The firm’s survey of 50 countries found that 30% intend to invest in broader business incentives to stimulate or sustain investment, with new or improved business incentives being offered in 27% more countries than in 2016, reports CCH Daily.
Much of the focus is on introducing more generous research and development (R&D) incentives, which 22% plan to introduce in 2017, while new or improved R&D incentives are now being offered in 83% more countries than last year.
Eight of the 50 countries (16%) surveyed now have laws in place that will drive lower corporate income tax (CIT) rates this year. Seven of those are based in Europe (versus just three last year), including the UK, Luxembourg and France, suggesting that the epicenter of BEPS has moved into Europe and that countries in that region are reducing rates faster than countries elsewhere in a bid to encourage foreign direct investment.
Only one outlying country, Chile, forecasts a known or anticipated headline CIT rate increase in 2017.
The number of countries forecasting an increasing business tax burden continues to rise, with 22% expecting an overall increase in the CIT burden in 2017, compared to 18% in 2016.
Half (46%) of countries identify new BEPS-related transparency and disclosure requirements as the main sources of increases in their tax burden.
Nine jurisdictions forecast a higher indirect tax burden, as the worldwide spread of VAT and goods and services tax (GST) continues and technology is adopted more widely by tax administrations.

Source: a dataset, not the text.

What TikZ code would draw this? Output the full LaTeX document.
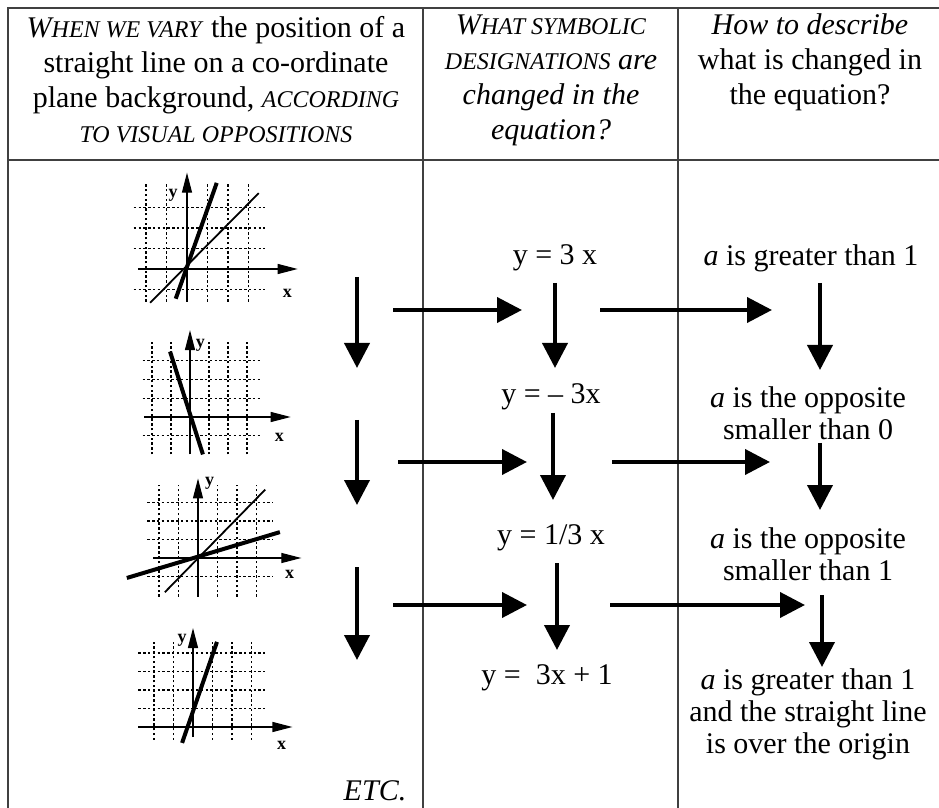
\documentclass[tikz,border=0pt]{standalone}
\usepackage{fontspec}
\setmainfont{Liberation Serif}
\usetikzlibrary{arrows.meta}

% fake small capitals
\newcommand\fsc[1]{{\fontsize{12}{12}\selectfont #1}}

\begin{document}
\begin{tikzpicture}[
    x = 0.5pt,
    y = -0.5pt,
    cell/.style = {align=center, inner sep=0pt, font=\fontsize{15}{17.5}\selectfont},
    entry/.style = {align=center, inner sep=0pt, font=\fontsize{15}{16}\selectfont},
    rule/.style = {line width=0.8pt, black!75},
    bigarrow/.style = {line width=2pt, -{Triangle[length=12.5pt, width=12.5pt]}},
    gridline/.style = {line width=0.6pt, dash pattern=on 1.2pt off 1.2pt},
    axis/.style = {line width=0.6pt, -{Triangle[length=10pt, width=5pt]}},
    thinline/.style = {line width=0.9pt},
    thickline/.style = {line width=2pt},
    axlabel/.style = {inner sep=0pt, font=\fontsize{9}{9}\selectfont\bfseries}
]
\useasboundingbox (0,0) rectangle (939,808);

% 1. Table rules
\draw[rule] (939,8) -- (8,8) -- (8,808);
\draw[rule] (423,8) -- (423,808);
\draw[rule] (678,8) -- (678,808);
\draw[rule] (8,160) -- (939,160);

% 2. Header row
\node[cell] (head1) at (216,80) {\textit{W\fsc{HEN WE VARY}} the position of a\\
    straight line on a co-ordinate\\
    plane background, \textit{\fsc{ACCORDING}}\\
    \textit{\fsc{TO VISUAL OPPOSITIONS}}};
\node[cell] (head2) at (551,80) {\textit{W\fsc{HAT SYMBOLIC}}\\
    \textit{\fsc{DESIGNATIONS} are}\\
    \textit{changed in the}\\
    \textit{equation?}};
\node[cell] (head3) at (810,62) {\textit{How to describe}\\
    what is changed in\\
    the equation?};

% 3. Small coordinate planes
\begin{scope}[shift={(93.5pt,-134.5pt)}, x=10.25pt, y=10.25pt]
    \foreach \gy in {-1,1,2,3} \draw[gridline] (-2.6,\gy) -- (3.8,\gy);
    \foreach \gx in {-2,-1,1,2,3} \draw[gridline] (\gx,-1.6) -- (\gx,4.2);
    \draw[axis] (-2.4,0) -- (5.4,0);
    \draw[axis] (0,-1.6) -- (0,4.7);
    \draw[thinline] (-1.8,-1.65) -- (3.5,3.7);
    \draw[thickline] (-0.55,-1.45) -- (1.45,4.2);
    \node[axlabel] (g1y) at (-0.68,3.6) {y};
    \node[axlabel] (g1x) at (4.9,-1.2) {x};
\end{scope}

\begin{scope}[shift={(95pt,-208.5pt)}, x=9.5pt, y=9.35pt]
    \foreach \gy in {-1,1,2,3} \draw[gridline] (-2.5,\gy) -- (3.7,\gy);
    \foreach \gx in {-2,-1,1,2,3} \draw[gridline] (\gx,-2) -- (\gx,4);
    \draw[axis] (-2.4,0) -- (5.3,0);
    \draw[axis] (0,-2) -- (0,4.65);
    \draw[thickline] (-1.05,3.5) -- (0.68,-2);
    \node[axlabel] (g2y) at (0.55,3.85) {y};
    \node[axlabel] (g2x) at (4.7,-1.1) {x};
\end{scope}

\begin{scope}[shift={(99pt,-279pt)}, x=9.75pt, y=9.25pt]
    \foreach \gy in {-1,1,2,3} \draw[gridline] (-2.6,\gy) -- (3.85,\gy);
    \foreach \gx in {-2,-1,1,2,3} \draw[gridline] (\gx,-2.1) -- (\gx,3.95);
    \draw[axis] (-2.3,0) -- (5.3,0);
    \draw[axis] (0,-2.1) -- (0,4.3);
    \draw[thinline] (-1.7,-1.85) -- (3.45,3.7);
    \draw[thickline] (-3.65,-1.08) -- (4.2,1.4);
    \node[axlabel] (g3y) at (0.6,4.05) {y};
    \node[axlabel] (g3x) at (4.7,-0.9) {x};
\end{scope}

\begin{scope}[shift={(96.5pt,-363.5pt)}, x=9.75pt, y=9.25pt]
    \foreach \gy in {1,2,3,4} \draw[gridline] (-2.8,\gy) -- (3.7,\gy);
    \foreach \gx in {-2,-1,1,2,3} \draw[gridline] (\gx,-0.7) -- (\gx,4.6);
    \draw[axis] (-2.8,0) -- (5.1,0);
    \draw[axis] (0,-0.55) -- (0,5.35);
    \draw[thickline] (-0.56,-0.86) -- (1.23,4.6);
    \node[axlabel] (g4y) at (-0.56,4.7) {y};
    \node[axlabel] (g4x) at (4.55,-0.97) {x};
\end{scope}

\node[entry, font=\fontsize{15}{16}\selectfont\itshape] (etc) at (375,791) {ETC.};

% 4. Equations and descriptions
\node[entry] (eq1) at (555,258) {y = 3 x};
\node[entry] (eq2) at (551,397) {y = -- 3x};
\node[entry] (eq3) at (551,538) {y = 1/3 x};
\node[entry] (eq4) at (547,678) {y =\ \ 3x + 1};

\node[entry] (desc1) at (811,258) {\textit{a} is greater than 1};
\node[entry] (desc2) at (808,413) {\textit{a} is the opposite\\ smaller than 0};
\node[entry] (desc3) at (808,554) {\textit{a} is the opposite\\ smaller than 1};
\node[entry] (desc4) at (808,714) {\textit{a} is greater than 1\\ and the straight line\\ is over the origin};

% 5. Arrow ends
\coordinate (va1) at (357,277); \coordinate (va2) at (357,368);
\coordinate (vb1) at (357,420); \coordinate (vb2) at (357,505);
\coordinate (vc1) at (357,567); \coordinate (vc2) at (357,660);

\coordinate (ha1) at (393,310); \coordinate (ha2) at (522,310);
\coordinate (hb1) at (398,462); \coordinate (hb2) at (527,462);
\coordinate (hc1) at (393,605); \coordinate (hc2) at (527,605);

\coordinate (ea1) at (555,283); \coordinate (ea2) at (555,368);
\coordinate (eb1) at (553,413); \coordinate (eb2) at (553,500);
\coordinate (ec1) at (557,563); \coordinate (ec2) at (557,650);

\coordinate (ka1) at (600,310); \coordinate (ka2) at (772,310);
\coordinate (kb1) at (612,462); \coordinate (kb2) at (770,462);
\coordinate (kc1) at (610,605); \coordinate (kc2) at (805,605);

\coordinate (da1) at (820,283); \coordinate (da2) at (820,370);
\coordinate (db1) at (820,443); \coordinate (db2) at (820,510);
\coordinate (dc1) at (822,595); \coordinate (dc2) at (822,667);

% 6. Arrows
\draw[bigarrow] (va1) -- (va2);
\draw[bigarrow] (vb1) -- (vb2);
\draw[bigarrow] (vc1) -- (vc2);

\draw[bigarrow] (ha1) -- (ha2);
\draw[bigarrow] (hb1) -- (hb2);
\draw[bigarrow] (hc1) -- (hc2);

\draw[bigarrow] (ea1) -- (ea2);
\draw[bigarrow] (eb1) -- (eb2);
\draw[bigarrow] (ec1) -- (ec2);

\draw[bigarrow] (ka1) -- (ka2);
\draw[bigarrow] (kb1) -- (kb2);
\draw[bigarrow] (kc1) -- (kc2);

\draw[bigarrow] (da1) -- (da2);
\draw[bigarrow] (db1) -- (db2);
\draw[bigarrow] (dc1) -- (dc2);

\end{tikzpicture}
\end{document}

Chris Sanger, EY global tax policy leader, said: ‘Governments are increasingly adopting incentives as a pragmatic means to compete amid coordinated change across the tax landscape. Incentives can encourage and sustain business investment, allowing governments to respond to the dual pressures of continued weak economic growth and the introduction of new measures and legislation in response to tax reform in Europe and globally.’